Exercise objective | Give again only the lines running from the one with "Write the Apache ECharts code for this chart." through the one with "const yTicks = [0,20,40,60,80,100];", inclusive. Omit every picture.
## START Dataset records
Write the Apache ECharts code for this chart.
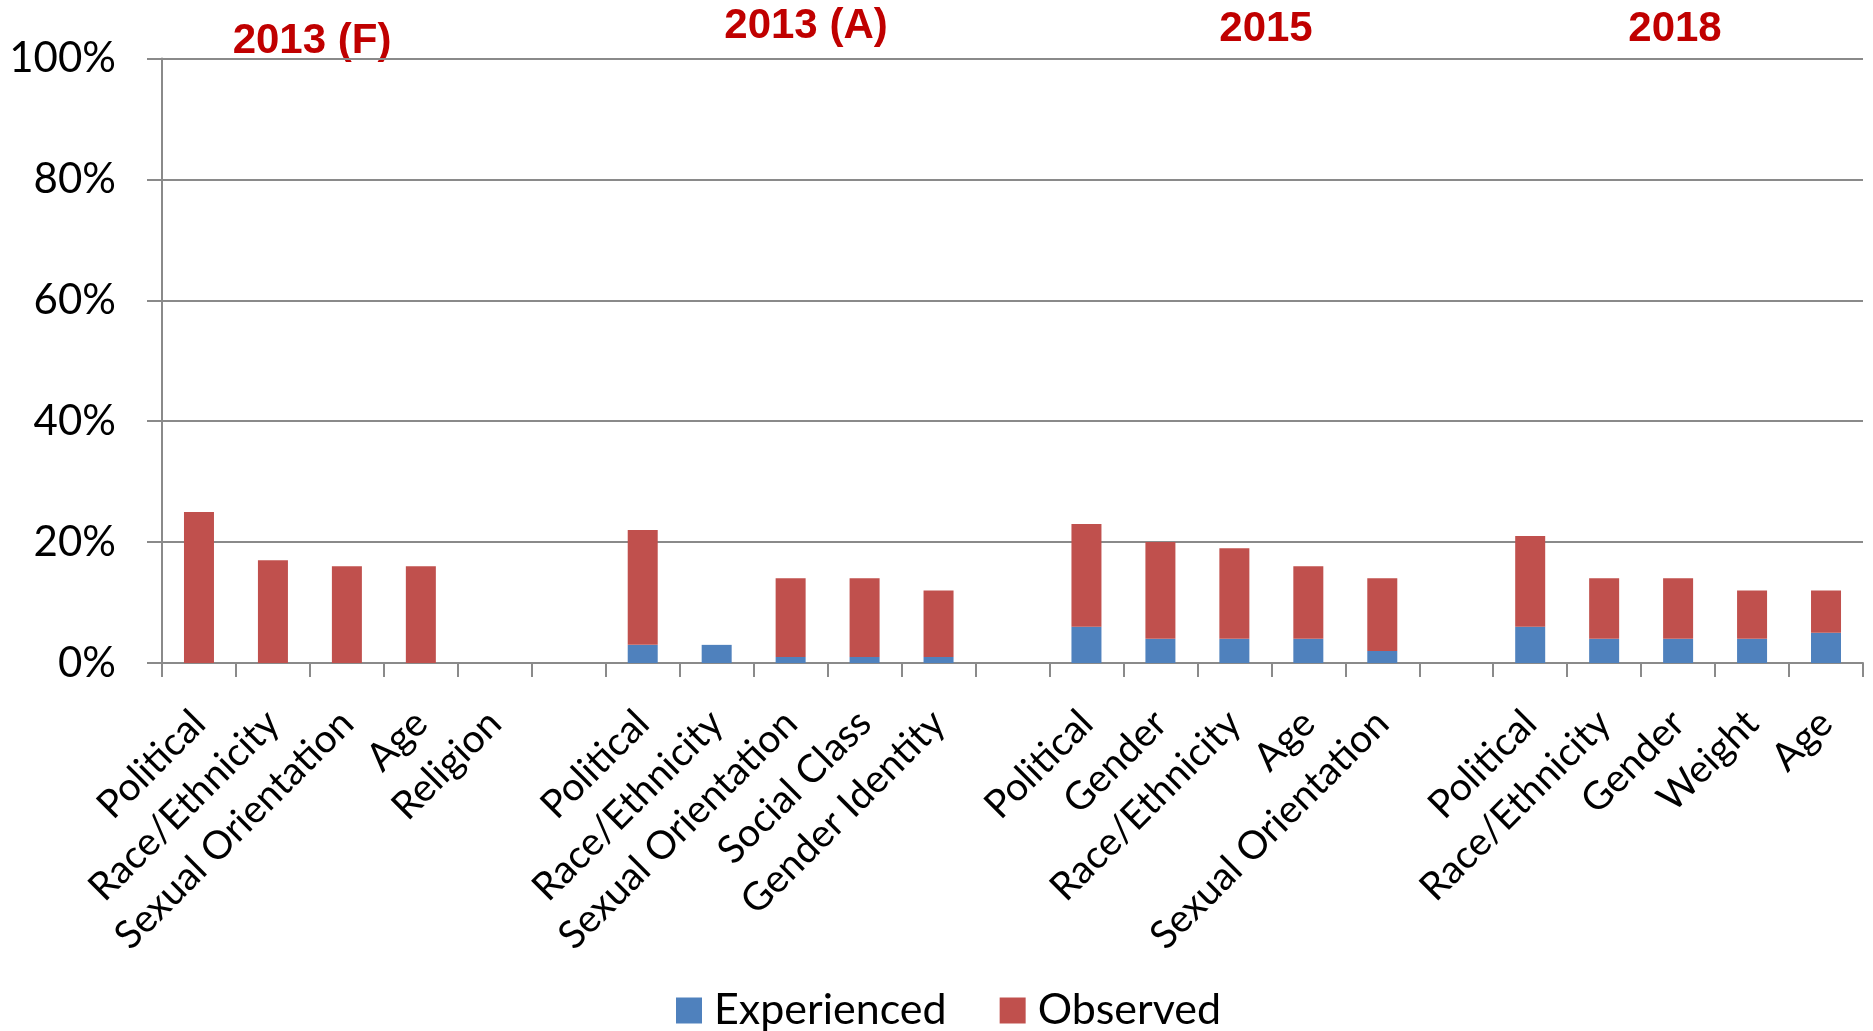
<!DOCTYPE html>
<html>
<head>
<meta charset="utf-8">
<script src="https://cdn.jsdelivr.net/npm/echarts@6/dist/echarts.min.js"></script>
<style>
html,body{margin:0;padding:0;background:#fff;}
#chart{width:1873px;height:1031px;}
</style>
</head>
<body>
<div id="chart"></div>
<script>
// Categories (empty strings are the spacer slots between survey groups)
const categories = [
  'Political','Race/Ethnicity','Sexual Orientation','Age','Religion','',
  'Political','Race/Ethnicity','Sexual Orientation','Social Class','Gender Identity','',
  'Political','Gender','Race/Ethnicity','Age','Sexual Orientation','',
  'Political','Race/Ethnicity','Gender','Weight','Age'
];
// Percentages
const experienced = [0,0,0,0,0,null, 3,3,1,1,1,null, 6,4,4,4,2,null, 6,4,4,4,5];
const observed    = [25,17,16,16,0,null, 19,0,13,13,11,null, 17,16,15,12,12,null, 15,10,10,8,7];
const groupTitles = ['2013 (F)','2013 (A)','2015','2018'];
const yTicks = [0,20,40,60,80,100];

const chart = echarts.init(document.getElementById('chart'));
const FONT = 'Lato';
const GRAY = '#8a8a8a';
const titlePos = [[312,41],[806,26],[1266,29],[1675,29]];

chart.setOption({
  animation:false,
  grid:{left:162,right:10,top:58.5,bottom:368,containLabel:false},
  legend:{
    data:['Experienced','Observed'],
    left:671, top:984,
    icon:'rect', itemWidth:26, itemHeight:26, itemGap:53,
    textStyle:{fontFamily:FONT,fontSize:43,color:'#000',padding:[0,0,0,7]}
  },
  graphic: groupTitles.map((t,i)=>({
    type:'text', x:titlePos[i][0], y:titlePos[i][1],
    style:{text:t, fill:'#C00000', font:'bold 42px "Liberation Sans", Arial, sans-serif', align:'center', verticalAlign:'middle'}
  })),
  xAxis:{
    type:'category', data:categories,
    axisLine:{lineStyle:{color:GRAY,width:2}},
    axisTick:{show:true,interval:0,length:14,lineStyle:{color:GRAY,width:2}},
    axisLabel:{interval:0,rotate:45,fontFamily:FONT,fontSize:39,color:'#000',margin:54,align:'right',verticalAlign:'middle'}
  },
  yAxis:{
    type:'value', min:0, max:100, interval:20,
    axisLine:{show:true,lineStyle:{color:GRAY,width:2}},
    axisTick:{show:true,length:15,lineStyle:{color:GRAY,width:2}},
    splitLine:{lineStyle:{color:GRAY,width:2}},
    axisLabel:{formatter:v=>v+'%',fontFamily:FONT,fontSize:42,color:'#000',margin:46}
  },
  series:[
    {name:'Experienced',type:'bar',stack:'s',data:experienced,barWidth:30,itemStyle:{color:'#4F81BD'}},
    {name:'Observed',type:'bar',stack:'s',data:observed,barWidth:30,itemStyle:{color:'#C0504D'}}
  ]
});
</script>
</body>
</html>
## END Dataset records
## START Dataset records
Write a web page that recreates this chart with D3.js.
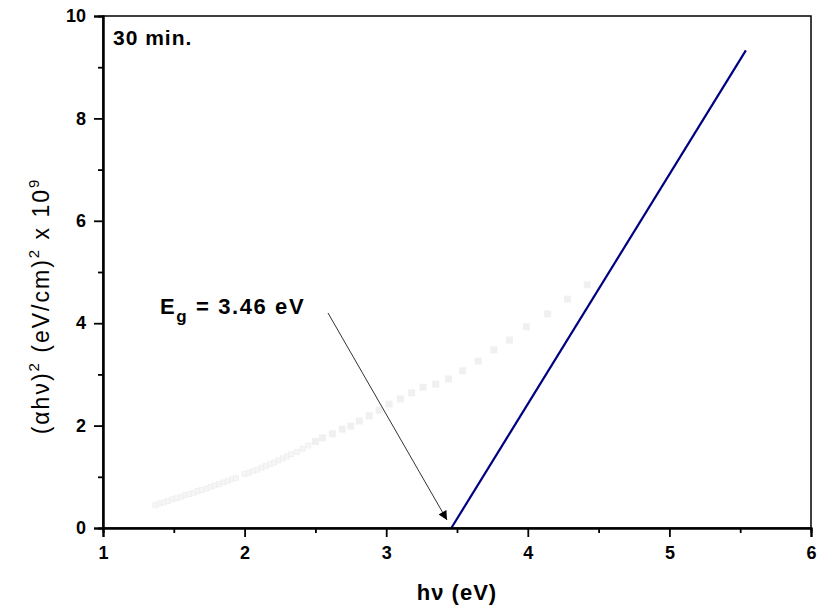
## END Dataset records
Output of the task |
Write the Apache ECharts code for this chart.
<!DOCTYPE html>
<html>
<head>
<meta charset="utf-8">
<script src="https://cdn.jsdelivr.net/npm/echarts@6/dist/echarts.min.js"></script>
<style>
html,body{margin:0;padding:0;background:#fff;}
#chart{width:1873px;height:1031px;}
</style>
</head>
<body>
<div id="chart"></div>
<script>
// Categories (empty strings are the spacer slots between survey groups)
const categories = [
  'Political','Race/Ethnicity','Sexual Orientation','Age','Religion','',
  'Political','Race/Ethnicity','Sexual Orientation','Social Class','Gender Identity','',
  'Political','Gender','Race/Ethnicity','Age','Sexual Orientation','',
  'Political','Race/Ethnicity','Gender','Weight','Age'
];
// Percentages
const experienced = [0,0,0,0,0,null, 3,3,1,1,1,null, 6,4,4,4,2,null, 6,4,4,4,5];
const observed    = [25,17,16,16,0,null, 19,0,13,13,11,null, 17,16,15,12,12,null, 15,10,10,8,7];
const groupTitles = ['2013 (F)','2013 (A)','2015','2018'];
const yTicks = [0,20,40,60,80,100];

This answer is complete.